Ryegrass:Ryegrass is great for increasing the level of nitrogen in your soil, as well as adding plenty of organic matter. It germinates and grows quickly, so it can really be sown anytime during the growing season and then turned under in 50 to 70 days. Fall-planted rye will suffer from winterkill, but usually start growing again in the spring. One caveat: there is some evidence that the decomposition of ryegrass may prevent some small seeds, such as those of lettuce or carrots, from germinating. If you plan on using ryegrass as a green manure, this is definitely something to keep in mind.
Mustard: Mustard not only adds lots of organic matter to your soil, but it also does a great job controlling soil nematodes and fungi. Sow, and 80 to 90 days later, till it in. For optimum nematode and fungi control, mustard should be tilled in before it sets seed.
Oilseed Radish: If you have compacted soil, plan on planting some oilseed radish seed in the fall. The long, thick taproots do a great job at not only breaking up compacted soil, but at bringing nutrients up from the subsoil as well. Plant in fall, let it grow, and, just before it blooms (60 to 90 days), till it under to add organic matter and help protect your crops from soil nematodes. This green manure is hardy to 20 degrees Fahrenheit.
Soybeans: Soybeans are great for adding nitrogen to the soil, smothering weeds, and even for acting as a "trap crop" for deer if planted around the perimeter of your garden. Sow soybeans after the soil has warmed in the spring, and throughout the summer months. For optimum nutrition, till the plants in when the plants have begun to set pods.
Hairy Vetch: This is a winter-hardy annual green manure that is used mainly for increasing the nitrogen level in garden soil. It also suppresses weeds and helps loosen compacted soil. Plant in late summer or early fall, then till it in the following spring.
Crimson Clover: Crimson clover is another great all-around cover crop: it grows quickly, fixes nitrogen in the soil, smothers weeds, increases organic matter while reducing erosion, and is shade-tolerant. In bloom, it also provides forage for bees and other beneficial insects. It can be tilled in any time during the growing season, or left in the fall garden to die over the winter. You can even leave it as a permanent cover crop in your vegetable garden or orchard, where it will reseed and continue growing all season long.

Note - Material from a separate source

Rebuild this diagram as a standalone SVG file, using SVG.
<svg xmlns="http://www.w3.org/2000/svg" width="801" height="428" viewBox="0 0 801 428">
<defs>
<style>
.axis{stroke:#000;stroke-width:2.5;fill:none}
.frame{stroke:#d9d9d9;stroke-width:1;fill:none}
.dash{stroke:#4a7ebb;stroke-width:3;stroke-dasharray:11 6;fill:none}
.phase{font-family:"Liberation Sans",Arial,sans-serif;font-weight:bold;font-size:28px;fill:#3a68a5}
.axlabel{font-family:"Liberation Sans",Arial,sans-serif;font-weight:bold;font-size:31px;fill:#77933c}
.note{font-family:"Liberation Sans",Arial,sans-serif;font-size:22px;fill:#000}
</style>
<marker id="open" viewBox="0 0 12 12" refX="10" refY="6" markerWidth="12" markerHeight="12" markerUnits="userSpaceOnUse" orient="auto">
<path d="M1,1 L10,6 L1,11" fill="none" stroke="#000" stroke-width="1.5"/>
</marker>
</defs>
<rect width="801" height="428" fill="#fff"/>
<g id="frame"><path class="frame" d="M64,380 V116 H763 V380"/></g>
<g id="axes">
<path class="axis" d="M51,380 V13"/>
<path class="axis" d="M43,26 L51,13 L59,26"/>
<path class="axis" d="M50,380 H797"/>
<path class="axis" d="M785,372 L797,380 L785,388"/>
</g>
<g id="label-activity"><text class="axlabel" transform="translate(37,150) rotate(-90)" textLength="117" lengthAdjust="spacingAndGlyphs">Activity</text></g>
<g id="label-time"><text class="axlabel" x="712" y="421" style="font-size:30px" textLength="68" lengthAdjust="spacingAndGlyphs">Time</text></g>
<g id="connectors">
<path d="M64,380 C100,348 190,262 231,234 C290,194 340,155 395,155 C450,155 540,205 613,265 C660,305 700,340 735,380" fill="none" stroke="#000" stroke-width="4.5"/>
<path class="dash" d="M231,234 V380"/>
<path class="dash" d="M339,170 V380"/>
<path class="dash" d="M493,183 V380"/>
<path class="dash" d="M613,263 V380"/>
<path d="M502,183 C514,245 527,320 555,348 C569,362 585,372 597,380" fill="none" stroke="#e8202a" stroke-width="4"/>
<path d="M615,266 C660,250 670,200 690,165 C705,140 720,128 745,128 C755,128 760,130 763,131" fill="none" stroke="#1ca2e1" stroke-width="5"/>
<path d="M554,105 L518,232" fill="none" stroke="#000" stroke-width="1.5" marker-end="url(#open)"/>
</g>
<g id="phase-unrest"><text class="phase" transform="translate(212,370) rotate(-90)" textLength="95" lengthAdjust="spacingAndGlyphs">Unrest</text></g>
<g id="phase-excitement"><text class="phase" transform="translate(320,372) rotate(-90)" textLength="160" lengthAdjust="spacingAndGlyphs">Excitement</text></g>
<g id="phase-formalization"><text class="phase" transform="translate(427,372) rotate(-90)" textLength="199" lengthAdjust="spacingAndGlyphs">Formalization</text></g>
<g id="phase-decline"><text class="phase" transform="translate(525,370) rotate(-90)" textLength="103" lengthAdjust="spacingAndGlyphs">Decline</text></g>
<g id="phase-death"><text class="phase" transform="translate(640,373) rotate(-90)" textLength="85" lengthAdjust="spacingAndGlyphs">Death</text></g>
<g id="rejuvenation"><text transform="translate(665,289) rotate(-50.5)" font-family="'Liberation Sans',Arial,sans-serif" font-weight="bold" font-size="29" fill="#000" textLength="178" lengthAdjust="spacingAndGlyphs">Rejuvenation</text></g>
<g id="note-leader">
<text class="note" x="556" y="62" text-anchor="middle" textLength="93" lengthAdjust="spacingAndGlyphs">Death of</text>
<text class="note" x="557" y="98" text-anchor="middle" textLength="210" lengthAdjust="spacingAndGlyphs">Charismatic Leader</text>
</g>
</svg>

Oats: Oats are a quick-growing green manure, most commonly planted in fall to provide winter cover for garden soil and add organic matter.
Sudangrass: Sudangrass is a very fast growing green manure that is ideal for adding organic matter to your soil. It can be sowed after the soil has warmed, and can be tilled into the soil in as little as 45 days. It also helps control soil nematodes.
If you'd rather not have to decide which individual green manure crop is best for your garden, many seed catalogs sell spring green manure (or cover crop) mixes or fall green manure mixes. These are a combination of the above seeds, selected based on whether they grow best in warm or cool conditions.
Green manures are definitely worth incorporating into your garden plans, especially if you are trying to go the "deep organic" philosophy described by Eliot Coleman, which means you are producing as much as you can on your own property, including soil amendments. Green manures are an efficient way to build your soil.